## Task objective
Starting with the first line of the listing, quote each line exactly until and including the one with "-67.3, -64.0, -61.5, -58.1, -53.6, -50.6, -47.7, -44.2, -41.8]", leaving pictures out.

************

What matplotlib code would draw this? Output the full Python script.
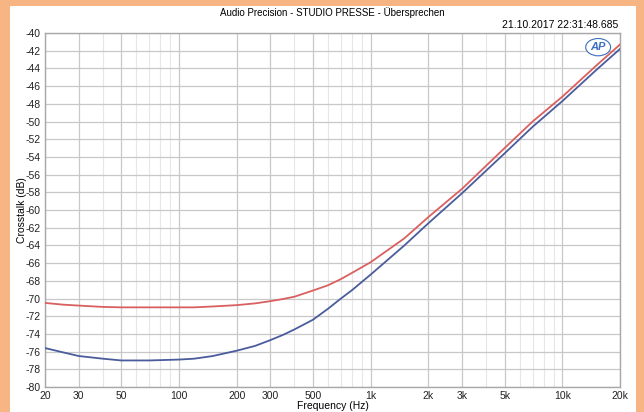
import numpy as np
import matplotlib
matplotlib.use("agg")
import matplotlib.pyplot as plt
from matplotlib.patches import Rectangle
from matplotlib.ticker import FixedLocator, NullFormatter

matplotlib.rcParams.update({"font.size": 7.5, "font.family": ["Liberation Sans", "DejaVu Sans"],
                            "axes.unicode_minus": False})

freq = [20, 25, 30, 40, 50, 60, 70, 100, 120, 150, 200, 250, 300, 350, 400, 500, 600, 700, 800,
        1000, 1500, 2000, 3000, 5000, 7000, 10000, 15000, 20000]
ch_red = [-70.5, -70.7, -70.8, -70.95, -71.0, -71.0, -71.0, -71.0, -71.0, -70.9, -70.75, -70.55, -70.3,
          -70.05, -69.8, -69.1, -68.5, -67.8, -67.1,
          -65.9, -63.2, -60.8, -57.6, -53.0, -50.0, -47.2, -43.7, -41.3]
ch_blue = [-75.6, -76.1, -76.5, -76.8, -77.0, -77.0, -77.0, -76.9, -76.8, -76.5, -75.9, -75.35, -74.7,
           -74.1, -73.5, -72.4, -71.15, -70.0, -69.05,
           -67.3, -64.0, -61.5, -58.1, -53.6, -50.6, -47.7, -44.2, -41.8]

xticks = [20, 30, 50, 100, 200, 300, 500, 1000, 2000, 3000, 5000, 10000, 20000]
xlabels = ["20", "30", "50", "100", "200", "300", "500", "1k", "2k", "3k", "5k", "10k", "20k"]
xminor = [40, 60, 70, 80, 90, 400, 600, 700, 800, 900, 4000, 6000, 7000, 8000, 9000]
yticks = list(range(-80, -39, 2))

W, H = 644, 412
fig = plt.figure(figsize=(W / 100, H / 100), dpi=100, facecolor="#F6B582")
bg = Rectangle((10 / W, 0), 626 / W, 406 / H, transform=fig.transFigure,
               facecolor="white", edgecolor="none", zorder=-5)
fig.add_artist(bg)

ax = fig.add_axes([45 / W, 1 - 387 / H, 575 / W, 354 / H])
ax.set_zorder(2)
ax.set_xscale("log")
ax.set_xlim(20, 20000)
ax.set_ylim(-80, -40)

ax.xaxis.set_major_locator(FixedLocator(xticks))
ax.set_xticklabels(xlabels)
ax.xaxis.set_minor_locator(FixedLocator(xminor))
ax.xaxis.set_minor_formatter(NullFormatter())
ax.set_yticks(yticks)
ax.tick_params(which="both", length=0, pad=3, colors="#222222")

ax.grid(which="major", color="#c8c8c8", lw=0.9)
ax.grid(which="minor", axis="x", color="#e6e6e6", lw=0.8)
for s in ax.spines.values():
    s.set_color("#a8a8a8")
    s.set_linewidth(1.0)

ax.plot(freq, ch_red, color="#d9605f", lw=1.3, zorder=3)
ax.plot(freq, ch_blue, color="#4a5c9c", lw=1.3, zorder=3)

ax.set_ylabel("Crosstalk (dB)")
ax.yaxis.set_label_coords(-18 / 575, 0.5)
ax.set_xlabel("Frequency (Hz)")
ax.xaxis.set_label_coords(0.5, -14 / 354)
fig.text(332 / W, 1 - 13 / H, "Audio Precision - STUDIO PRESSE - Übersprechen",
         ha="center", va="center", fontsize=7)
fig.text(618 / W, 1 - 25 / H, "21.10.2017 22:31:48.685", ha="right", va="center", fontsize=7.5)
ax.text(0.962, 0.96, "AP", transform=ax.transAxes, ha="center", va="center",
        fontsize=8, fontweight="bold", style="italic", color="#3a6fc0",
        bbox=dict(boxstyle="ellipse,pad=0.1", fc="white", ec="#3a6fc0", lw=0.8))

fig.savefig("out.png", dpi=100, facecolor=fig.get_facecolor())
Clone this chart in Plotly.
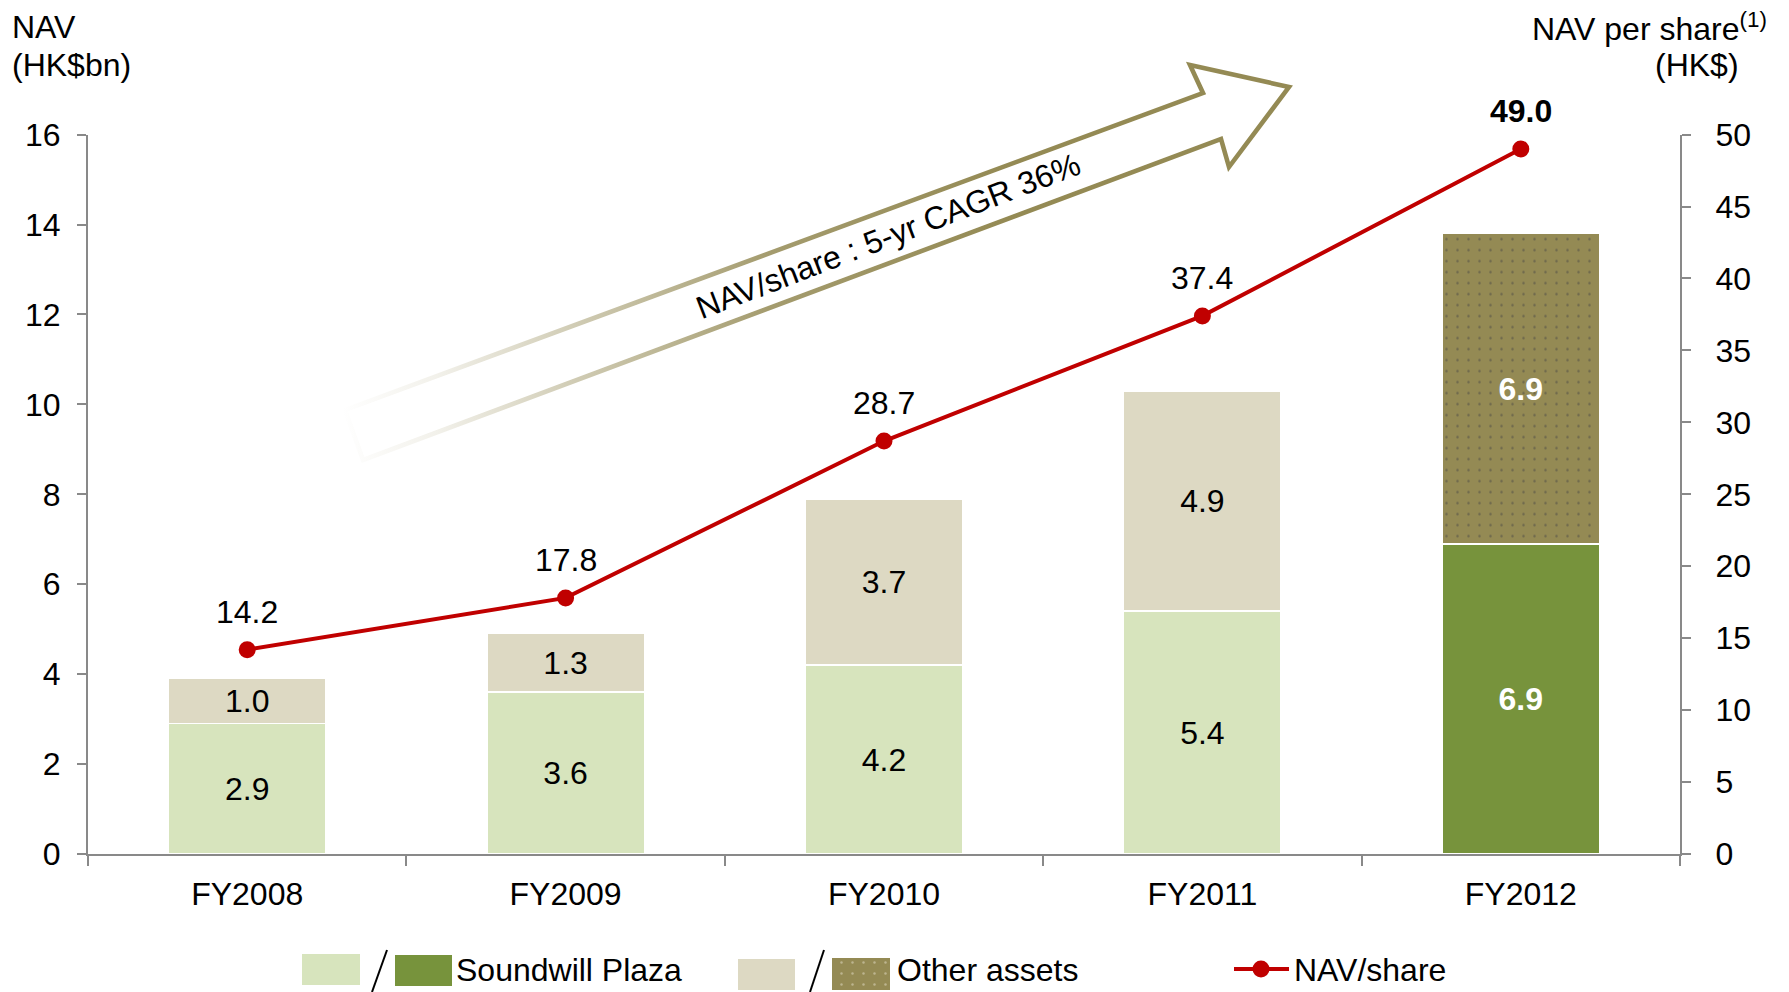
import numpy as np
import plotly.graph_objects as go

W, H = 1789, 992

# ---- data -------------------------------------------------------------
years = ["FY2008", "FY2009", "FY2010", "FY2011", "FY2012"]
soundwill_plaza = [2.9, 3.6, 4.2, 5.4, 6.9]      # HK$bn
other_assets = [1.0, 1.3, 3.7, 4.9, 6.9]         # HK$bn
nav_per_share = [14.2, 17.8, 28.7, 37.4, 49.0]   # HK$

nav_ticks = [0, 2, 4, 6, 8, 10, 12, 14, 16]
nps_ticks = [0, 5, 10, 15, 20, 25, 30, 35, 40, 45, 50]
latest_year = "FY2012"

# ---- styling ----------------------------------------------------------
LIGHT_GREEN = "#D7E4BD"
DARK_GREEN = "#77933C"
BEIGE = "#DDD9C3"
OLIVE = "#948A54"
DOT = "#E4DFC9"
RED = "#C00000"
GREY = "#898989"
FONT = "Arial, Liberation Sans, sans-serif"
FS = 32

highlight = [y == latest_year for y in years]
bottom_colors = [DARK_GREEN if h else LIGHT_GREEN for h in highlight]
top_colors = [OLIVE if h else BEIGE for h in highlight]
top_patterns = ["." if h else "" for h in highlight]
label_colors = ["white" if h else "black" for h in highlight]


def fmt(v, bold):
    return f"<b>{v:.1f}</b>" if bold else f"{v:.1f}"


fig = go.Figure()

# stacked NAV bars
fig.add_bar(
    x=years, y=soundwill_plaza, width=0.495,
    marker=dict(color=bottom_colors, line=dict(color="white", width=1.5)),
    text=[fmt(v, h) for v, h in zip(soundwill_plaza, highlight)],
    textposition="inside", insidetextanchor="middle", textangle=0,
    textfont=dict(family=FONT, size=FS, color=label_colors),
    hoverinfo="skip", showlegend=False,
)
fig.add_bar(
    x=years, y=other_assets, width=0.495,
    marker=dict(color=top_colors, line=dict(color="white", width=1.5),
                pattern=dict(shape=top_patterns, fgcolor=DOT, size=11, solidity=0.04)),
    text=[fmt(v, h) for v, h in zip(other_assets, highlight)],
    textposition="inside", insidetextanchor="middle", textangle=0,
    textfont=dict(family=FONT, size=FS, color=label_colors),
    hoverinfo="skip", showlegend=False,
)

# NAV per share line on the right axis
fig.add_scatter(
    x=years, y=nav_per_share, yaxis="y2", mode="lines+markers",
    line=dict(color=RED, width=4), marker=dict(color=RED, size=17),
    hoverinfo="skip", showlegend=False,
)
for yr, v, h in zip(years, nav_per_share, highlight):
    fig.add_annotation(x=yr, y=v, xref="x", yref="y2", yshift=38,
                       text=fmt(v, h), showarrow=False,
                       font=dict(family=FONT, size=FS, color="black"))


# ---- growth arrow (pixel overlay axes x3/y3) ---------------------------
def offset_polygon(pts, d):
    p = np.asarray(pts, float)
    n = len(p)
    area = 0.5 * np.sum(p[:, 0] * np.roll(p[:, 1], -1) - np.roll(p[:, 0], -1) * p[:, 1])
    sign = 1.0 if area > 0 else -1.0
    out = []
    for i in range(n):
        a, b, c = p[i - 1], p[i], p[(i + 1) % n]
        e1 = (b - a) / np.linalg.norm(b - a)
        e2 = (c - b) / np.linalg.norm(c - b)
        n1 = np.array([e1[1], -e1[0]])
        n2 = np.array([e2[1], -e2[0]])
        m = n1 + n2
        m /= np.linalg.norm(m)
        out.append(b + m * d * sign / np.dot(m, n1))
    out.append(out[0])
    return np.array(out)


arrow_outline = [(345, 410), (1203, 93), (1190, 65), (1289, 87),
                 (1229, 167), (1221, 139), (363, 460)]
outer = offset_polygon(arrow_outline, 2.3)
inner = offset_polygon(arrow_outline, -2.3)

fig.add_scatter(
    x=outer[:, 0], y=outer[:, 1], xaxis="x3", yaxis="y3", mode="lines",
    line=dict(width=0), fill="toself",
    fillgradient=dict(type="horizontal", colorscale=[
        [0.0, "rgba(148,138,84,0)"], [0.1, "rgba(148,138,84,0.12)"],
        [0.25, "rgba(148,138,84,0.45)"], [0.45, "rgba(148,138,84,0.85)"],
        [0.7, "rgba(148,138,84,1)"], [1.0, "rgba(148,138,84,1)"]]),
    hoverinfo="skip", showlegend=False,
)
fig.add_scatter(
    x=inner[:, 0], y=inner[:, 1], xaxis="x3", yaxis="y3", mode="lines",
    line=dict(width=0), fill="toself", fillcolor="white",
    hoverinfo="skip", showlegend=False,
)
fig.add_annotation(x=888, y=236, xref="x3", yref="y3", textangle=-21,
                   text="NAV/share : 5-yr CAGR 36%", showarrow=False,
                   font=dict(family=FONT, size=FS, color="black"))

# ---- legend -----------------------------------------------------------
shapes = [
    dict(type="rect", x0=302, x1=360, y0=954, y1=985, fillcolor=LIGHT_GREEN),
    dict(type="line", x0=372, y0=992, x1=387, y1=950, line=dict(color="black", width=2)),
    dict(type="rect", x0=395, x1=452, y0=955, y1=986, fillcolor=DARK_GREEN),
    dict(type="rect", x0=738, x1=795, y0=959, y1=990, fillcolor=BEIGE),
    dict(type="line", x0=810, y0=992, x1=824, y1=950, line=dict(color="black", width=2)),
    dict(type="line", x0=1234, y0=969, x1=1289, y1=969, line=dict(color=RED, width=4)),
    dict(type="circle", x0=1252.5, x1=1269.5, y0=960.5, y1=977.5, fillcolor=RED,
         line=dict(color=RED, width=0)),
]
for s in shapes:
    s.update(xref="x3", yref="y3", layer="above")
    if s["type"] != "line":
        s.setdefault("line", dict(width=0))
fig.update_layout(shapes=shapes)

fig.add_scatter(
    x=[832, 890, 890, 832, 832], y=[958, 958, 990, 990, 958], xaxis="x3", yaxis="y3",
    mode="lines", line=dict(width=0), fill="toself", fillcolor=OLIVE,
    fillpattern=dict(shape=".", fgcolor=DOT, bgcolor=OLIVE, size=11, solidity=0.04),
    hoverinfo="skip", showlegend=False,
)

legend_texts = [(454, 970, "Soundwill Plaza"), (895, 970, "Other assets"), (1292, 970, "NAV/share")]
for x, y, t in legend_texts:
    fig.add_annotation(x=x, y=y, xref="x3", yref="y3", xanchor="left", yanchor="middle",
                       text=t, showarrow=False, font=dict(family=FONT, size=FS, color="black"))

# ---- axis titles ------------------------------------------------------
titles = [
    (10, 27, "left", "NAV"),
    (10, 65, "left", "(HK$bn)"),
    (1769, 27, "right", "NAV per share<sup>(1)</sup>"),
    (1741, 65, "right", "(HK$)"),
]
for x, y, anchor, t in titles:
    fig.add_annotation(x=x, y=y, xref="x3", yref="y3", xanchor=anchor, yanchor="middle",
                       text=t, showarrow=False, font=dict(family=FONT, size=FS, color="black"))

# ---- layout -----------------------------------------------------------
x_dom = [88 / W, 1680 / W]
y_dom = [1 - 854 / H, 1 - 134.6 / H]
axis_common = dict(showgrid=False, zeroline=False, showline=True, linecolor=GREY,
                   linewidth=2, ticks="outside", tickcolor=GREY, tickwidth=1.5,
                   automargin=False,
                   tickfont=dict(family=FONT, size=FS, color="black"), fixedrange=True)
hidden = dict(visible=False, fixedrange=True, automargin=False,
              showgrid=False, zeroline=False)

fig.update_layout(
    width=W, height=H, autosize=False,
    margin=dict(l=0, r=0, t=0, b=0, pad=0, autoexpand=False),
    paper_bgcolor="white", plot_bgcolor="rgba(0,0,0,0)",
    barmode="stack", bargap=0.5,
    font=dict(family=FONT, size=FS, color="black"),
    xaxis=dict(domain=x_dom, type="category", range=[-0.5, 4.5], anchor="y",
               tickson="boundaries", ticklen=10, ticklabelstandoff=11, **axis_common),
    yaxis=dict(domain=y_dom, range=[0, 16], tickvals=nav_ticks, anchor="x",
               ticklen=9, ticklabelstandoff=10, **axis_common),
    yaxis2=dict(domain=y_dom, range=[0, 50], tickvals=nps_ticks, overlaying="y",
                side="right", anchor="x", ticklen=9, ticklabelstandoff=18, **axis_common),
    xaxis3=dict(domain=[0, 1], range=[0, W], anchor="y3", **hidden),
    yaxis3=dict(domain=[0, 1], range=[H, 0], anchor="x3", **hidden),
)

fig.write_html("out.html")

************

## Written solution
What matplotlib code would draw this? Output the full Python script.
import numpy as np
import matplotlib
matplotlib.use("agg")
import matplotlib.pyplot as plt
from matplotlib.patches import Rectangle
from matplotlib.ticker import FixedLocator, NullFormatter

matplotlib.rcParams.update({"font.size": 7.5, "font.family": ["Liberation Sans", "DejaVu Sans"],
                            "axes.unicode_minus": False})

freq = [20, 25, 30, 40, 50, 60, 70, 100, 120, 150, 200, 250, 300, 350, 400, 500, 600, 700, 800,
        1000, 1500, 2000, 3000, 5000, 7000, 10000, 15000, 20000]
ch_red = [-70.5, -70.7, -70.8, -70.95, -71.0, -71.0, -71.0, -71.0, -71.0, -70.9, -70.75, -70.55, -70.3,
          -70.05, -69.8, -69.1, -68.5, -67.8, -67.1,
          -65.9, -63.2, -60.8, -57.6, -53.0, -50.0, -47.2, -43.7, -41.3]
ch_blue = [-75.6, -76.1, -76.5, -76.8, -77.0, -77.0, -77.0, -76.9, -76.8, -76.5, -75.9, -75.35, -74.7,
           -74.1, -73.5, -72.4, -71.15, -70.0, -69.05,
           -67.3, -64.0, -61.5, -58.1, -53.6, -50.6, -47.7, -44.2, -41.8]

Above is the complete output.